The basis of existing knowledge graph completion (KGC) models is to learn the correlations in data, such as the correlation between entities, relations and scores of triplets. Since correlation is not as reliable as causation, correlation-driven KGC models are weak in interpretability and suffer from the data bias issues. In this paper, we propose causal KGC models to alleviate the data bias issues by leveraging causal inference framework. Our method is intuitive and interpretable by utilizing causal graphs, controllable by using intervention techniques and model-agnostic. Causal graphs allow us to explain the causal relationships between variables and study the data generation processes. Under the causal graph, data bias can be seen as confounders. Then we block the bad effect of confounders by intervention operators to mitigate the data bias issues. Due to the difficulty of obtaining randomized data, causal KGC models pose unique challenges for evaluation. Thus, we show a method that makes evaluation feasible. Finally, we show a group theory view for KGC, which is equivalent to the view of causal but further reveals the causal relationships. Experimental results show that our causal KGC models achieve better performance than traditional KGC models on three benchmark datasets.

1. INTRODUCTION

A knowledge graph (KG) consists of a large number of triplets in the form of (head entity, relation, tail entity). Many KGs suffer from the incompleteness problem. To complement the KGs, knowledge graph completion (KGC) models define a scoring function to measure the likelihood of triplets. The core of traditional KGC models is to learn the correlation in data, such as the correlation between entities or relations and scores of triplets. Since correlation is not as reliable as causation, purely modeling the correlation leads to poor interpretability and the data bias issues. For example, due to ignoring popularity bias in KG data, KGC models are biased towards popular entities and relations (Mohamed et al., 2020) . In this paper, we propose causal KGC models to solve the data bias issues by utilizing causal inference techniques (Pearl, 2009b) . Our method is model-agnostic and just needs to add an extra term to the traditional KGC models. Causal inference defines causal graphs to describe the causal relationships between variables. Causal graphs can help build intuitive, interpretable and controllable KGC models. Traditional KGC models are only concerned with the correlations in the data, while ignoring the causation and the data generation process, which can lead to incorrect correlations between entities, relations and scores of triplets.
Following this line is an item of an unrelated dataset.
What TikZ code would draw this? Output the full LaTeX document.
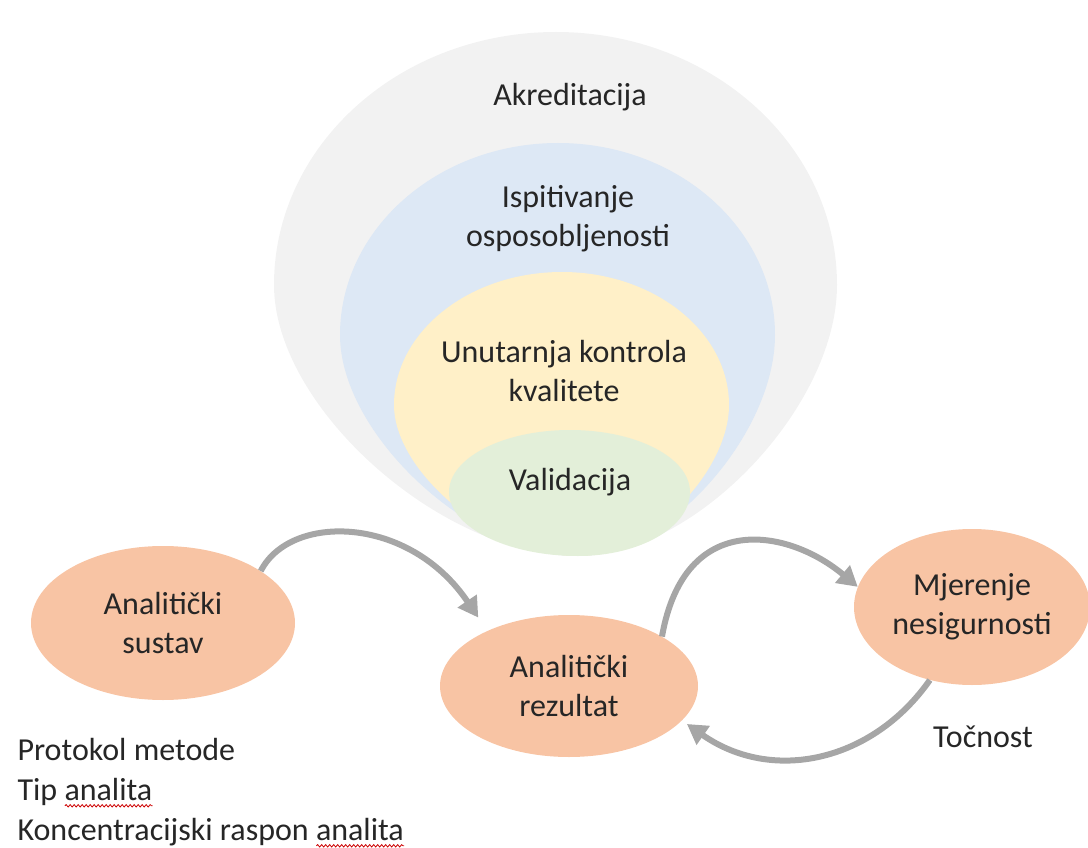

Causal graphs allow us to explain the causal relationships between variables and study the data generation processes. Under the causal graph, data bias can be seen as confounders, where confounders in KG data are variables that simultaneously affect entities or relations and scores of triplets. We utilize intervention operators to eliminate the bad effect of confounders, which remove the path from confounders to entities and relations in the causal graph. Then we can estimate the causal effect or correct correlations in KG data by backdoor adjustment formula (Pearl, 2009b) . Causal KGC models present special challenges for evaluation, which need to evaluate on a randomized test set. However, a randomized test set is often difficult or infeasible to obtain. Therefore, we define a new evaluation metric to measure the performance of causal KGC models based on the popularity of entities and relations.